Data lines -
=-=-=-=-=

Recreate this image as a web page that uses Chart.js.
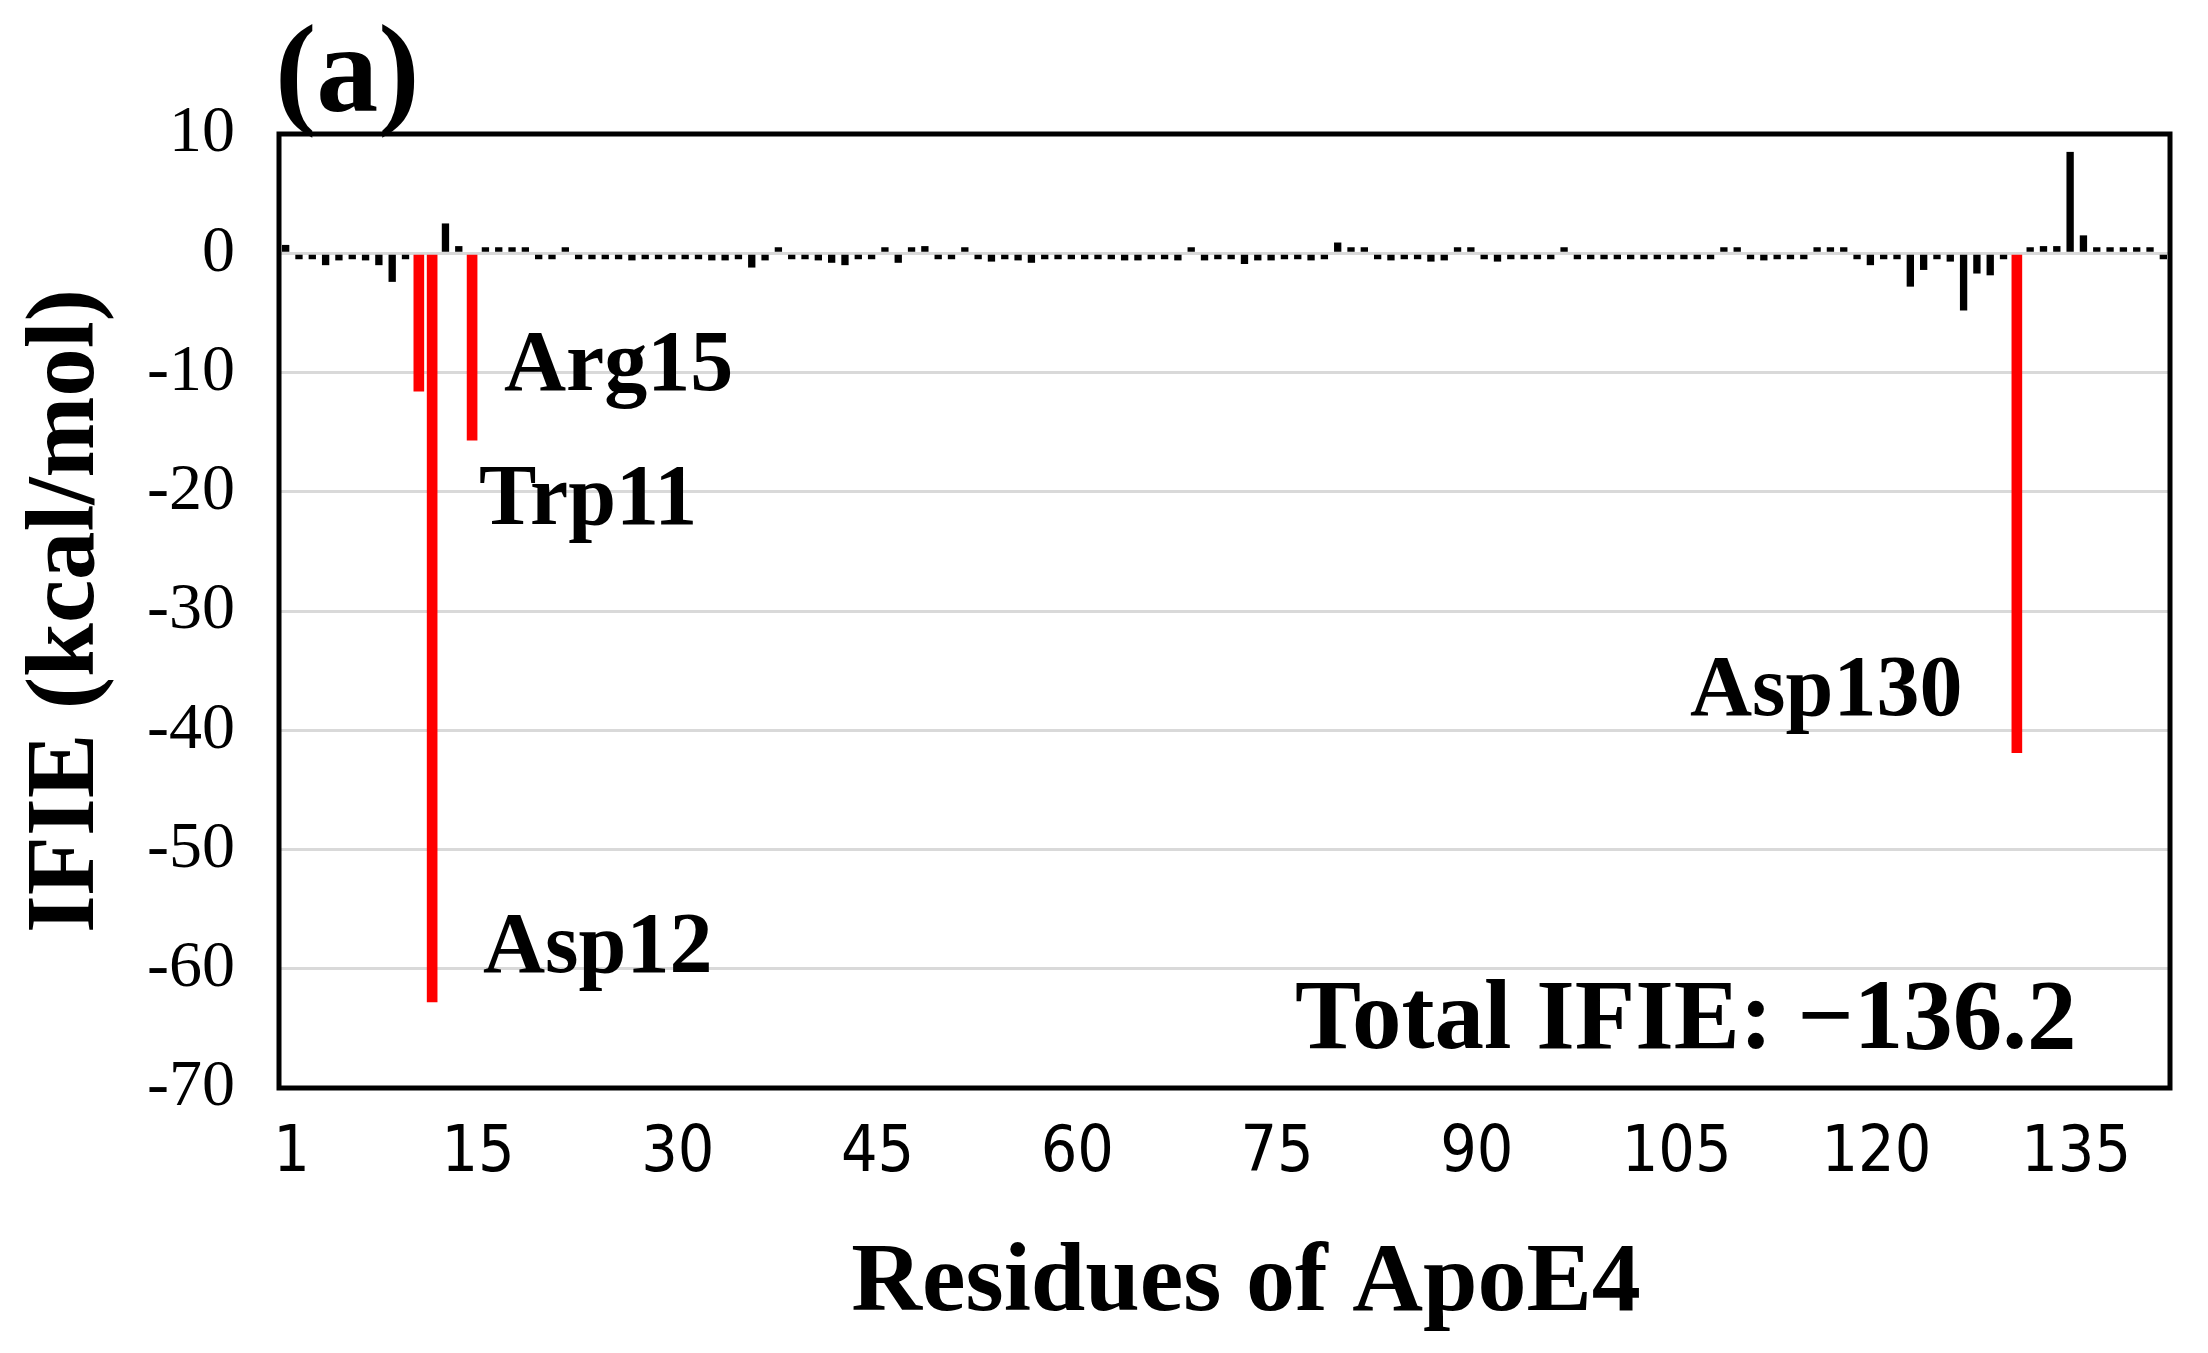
<!DOCTYPE html>
<html>
<head>
<meta charset="utf-8">
<script src="https://cdn.jsdelivr.net/npm/chart.js@4.4.1/dist/chart.umd.min.js"></script>
<style>
  html, body { margin: 0; padding: 0; background: #ffffff; }
  #wrap { width: 2208px; height: 1353px; position: relative; }
</style>
</head>
<body>
<div id="wrap"><canvas id="c"></canvas></div>
<script>
// ---- data ----
const residues = Array.from({length: 142}, (_, i) => i + 1);
const ifie = [
  0.7, -0.3, -0.5, -1.0, -0.6, -0.5, -0.6, -1.0, -2.4, -0.4,
  -11.6, -62.8, 2.5, 0.6, -15.7, 0.3, 0.2, 0.5, 0.4, -0.3,
  -0.4, 0.2, -0.5, -0.3, -0.4, -0.5, -0.6, -0.3, -0.3, -0.4,
  -0.3, -0.4, -0.6, -0.6, -0.4, -1.2, -0.6, 0.4, -0.4, -0.5,
  -0.6, -0.8, -1.0, -0.3, -0.3, 0.3, -0.8, 0.2, 0.6, -0.3,
  -0.4, 0.2, -0.4, -0.7, -0.4, -0.6, -0.8, -0.2, -0.4, -0.2,
  -0.3, -0.3, -0.2, -0.6, -0.6, -0.4, -0.3, -0.6, 0.4, -0.6,
  -0.5, -0.2, -0.9, -0.6, -0.6, -0.2, -0.3, -0.6, -0.2, 0.9,
  0.3, 0.3, -0.3, -0.6, -0.3, -0.5, -0.7, -0.6, 0.2, 0.5,
  -0.3, -0.7, -0.2, -0.4, -0.2, -0.2, 0.5, -0.2, -0.2, -0.2,
  -0.2, -0.2, -0.2, -0.2, -0.4, -0.2, -0.2, -0.2, 0.4, 0.3,
  -0.3, -0.6, -0.3, -0.5, -0.3, 0.2, 0.4, 0.3, -0.3, -1.0,
  -0.4, -0.2, -2.8, -1.4, -0.5, -0.7, -4.8, -1.7, -1.85, -0.4,
  -41.9, 0.3, 0.6, 0.6, 8.5, 1.5, 0.4, 0.4, 0.3, 0.3,
  0.2, -0.4
];
const highlighted = [11, 12, 15, 131];
const xTickLabels = [1, 15, 30, 45, 60, 75, 90, 105, 120, 135];
const yTicks = [10, 0, -10, -20, -30, -40, -50, -60, -70];
const annotations = [
  { text: 'Arg15',  x: 504,  y: 390,  size: 86 },
  { text: 'Trp11',  x: 479,  y: 524,  size: 86 },
  { text: 'Asp12',  x: 483,  y: 972,  size: 86 },
  { text: 'Asp130', x: 1690, y: 715,  size: 86 },
  { text: 'Total IFIE: \u2212136.2', x: 1295, y: 1048, size: 99 }
];
const panelLabel = '(a)';
const xTitle = 'Residues of ApoE4';
const yTitle = 'IFIE (kcal/mol)';

// ---- build datasets ----
const blackVals = ifie.map((v, i) => highlighted.includes(residues[i]) ? null : v);
const redVals = ifie.map((v, i) => highlighted.includes(residues[i]) ? v : null);

const SERIF = "'Liberation Serif', 'Times New Roman', serif";
const NARROW = "'Liberation Sans Narrow', 'DejaVu Sans Condensed', 'Liberation Sans', sans-serif";

const frameAndText = {
  id: 'frameAndText',
  afterDraw(chart) {
    const ctx = chart.ctx;
    const a = chart.chartArea;
    ctx.save();
    ctx.strokeStyle = '#000';
    ctx.lineWidth = 5;
    ctx.strokeRect(a.left, a.top, a.right - a.left, a.bottom - a.top);
    ctx.fillStyle = '#000';
    ctx.textBaseline = 'alphabetic';
    ctx.textAlign = 'left';
    annotations.forEach(t => {
      ctx.font = 'bold ' + t.size + 'px ' + SERIF;
      ctx.fillText(t.text, t.x, t.y);
    });
    ctx.font = 'bold 124px ' + SERIF;
    ctx.fillText(panelLabel, 275, 111);
    // x-axis title
    ctx.textAlign = 'center';
    ctx.font = 'bold 98px ' + SERIF;
    ctx.fillText(xTitle, 1246, 1310);
    ctx.restore();
  }
};

new Chart(document.getElementById('c'), {
  type: 'bar',
  data: {
    labels: residues.map(String),
    datasets: [
      {
        data: blackVals,
        backgroundColor: '#000000',
        borderWidth: 0,
        barPercentage: 0.55,
        categoryPercentage: 1.0,
        minBarLength: 6,
        grouped: false
      },
      {
        data: redVals,
        backgroundColor: '#ff0000',
        borderWidth: 0,
        barPercentage: 0.8,
        categoryPercentage: 1.0,
        grouped: false
      }
    ]
  },
  options: {
    responsive: true,
    maintainAspectRatio: false,
    animation: false,
    layout: { padding: { top: 134, right: 38, bottom: 0, left: 0 } },
    plugins: {
      legend: { display: false },
      tooltip: { enabled: false }
    },
    scales: {
      x: {
        type: 'category',
        grid: { display: false, drawTicks: false },
        border: { display: false },
        ticks: {
          autoSkip: false,
          maxRotation: 0,
          minRotation: 0,
          padding: 28,
          labelOffset: 6,
          color: '#000',
          font: { family: NARROW, size: 64 },
          callback: function(value, index) {
            const r = residues[index];
            return xTickLabels.includes(r) ? String(r) : '';
          }
        },
        title: { display: false },
        afterFit(scale) { scale.height = 265; }
      },
      y: {
        min: -70,
        max: 10,
        afterBuildTicks(scale) { scale.ticks = yTicks.map(v => ({ value: v })); },
        grid: { color: '#d9d9d9', lineWidth: 3, drawTicks: false },
        border: { display: false },
        ticks: {
          padding: 44,
          color: '#000',
          font: { family: SERIF, size: 66 },
          callback: v => String(v)
        },
        title: {
          display: true,
          text: yTitle,
          color: '#000',
          font: { family: SERIF, size: 97, weight: 'bold' },
          padding: { top: 10, bottom: 0 }
        },
        afterFit(scale) { scale.width = 279; }
      }
    }
  },
  plugins: [frameAndText]
});
</script>
</body>
</html>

=-=-=-=-=

Required task -
Set the lines above down again, word for word, from the first through the one containing "const yTitle = 'IFIE (kcal/mol)';"; pictures excluded.

Complete response -
Recreate this image as a web page that uses Chart.js.
<!DOCTYPE html>
<html>
<head>
<meta charset="utf-8">
<script src="https://cdn.jsdelivr.net/npm/chart.js@4.4.1/dist/chart.umd.min.js"></script>
<style>
  html, body { margin: 0; padding: 0; background: #ffffff; }
  #wrap { width: 2208px; height: 1353px; position: relative; }
</style>
</head>
<body>
<div id="wrap"><canvas id="c"></canvas></div>
<script>
// ---- data ----
const residues = Array.from({length: 142}, (_, i) => i + 1);
const ifie = [
  0.7, -0.3, -0.5, -1.0, -0.6, -0.5, -0.6, -1.0, -2.4, -0.4,
  -11.6, -62.8, 2.5, 0.6, -15.7, 0.3, 0.2, 0.5, 0.4, -0.3,
  -0.4, 0.2, -0.5, -0.3, -0.4, -0.5, -0.6, -0.3, -0.3, -0.4,
  -0.3, -0.4, -0.6, -0.6, -0.4, -1.2, -0.6, 0.4, -0.4, -0.5,
  -0.6, -0.8, -1.0, -0.3, -0.3, 0.3, -0.8, 0.2, 0.6, -0.3,
  -0.4, 0.2, -0.4, -0.7, -0.4, -0.6, -0.8, -0.2, -0.4, -0.2,
  -0.3, -0.3, -0.2, -0.6, -0.6, -0.4, -0.3, -0.6, 0.4, -0.6,
  -0.5, -0.2, -0.9, -0.6, -0.6, -0.2, -0.3, -0.6, -0.2, 0.9,
  0.3, 0.3, -0.3, -0.6, -0.3, -0.5, -0.7, -0.6, 0.2, 0.5,
  -0.3, -0.7, -0.2, -0.4, -0.2, -0.2, 0.5, -0.2, -0.2, -0.2,
  -0.2, -0.2, -0.2, -0.2, -0.4, -0.2, -0.2, -0.2, 0.4, 0.3,
  -0.3, -0.6, -0.3, -0.5, -0.3, 0.2, 0.4, 0.3, -0.3, -1.0,
  -0.4, -0.2, -2.8, -1.4, -0.5, -0.7, -4.8, -1.7, -1.85, -0.4,
  -41.9, 0.3, 0.6, 0.6, 8.5, 1.5, 0.4, 0.4, 0.3, 0.3,
  0.2, -0.4
];
const highlighted = [11, 12, 15, 131];
const xTickLabels = [1, 15, 30, 45, 60, 75, 90, 105, 120, 135];
const yTicks = [10, 0, -10, -20, -30, -40, -50, -60, -70];
const annotations = [
  { text: 'Arg15',  x: 504,  y: 390,  size: 86 },
  { text: 'Trp11',  x: 479,  y: 524,  size: 86 },
  { text: 'Asp12',  x: 483,  y: 972,  size: 86 },
  { text: 'Asp130', x: 1690, y: 715,  size: 86 },
  { text: 'Total IFIE: \u2212136.2', x: 1295, y: 1048, size: 99 }
];
const panelLabel = '(a)';
const xTitle = 'Residues of ApoE4';
const yTitle = 'IFIE (kcal/mol)';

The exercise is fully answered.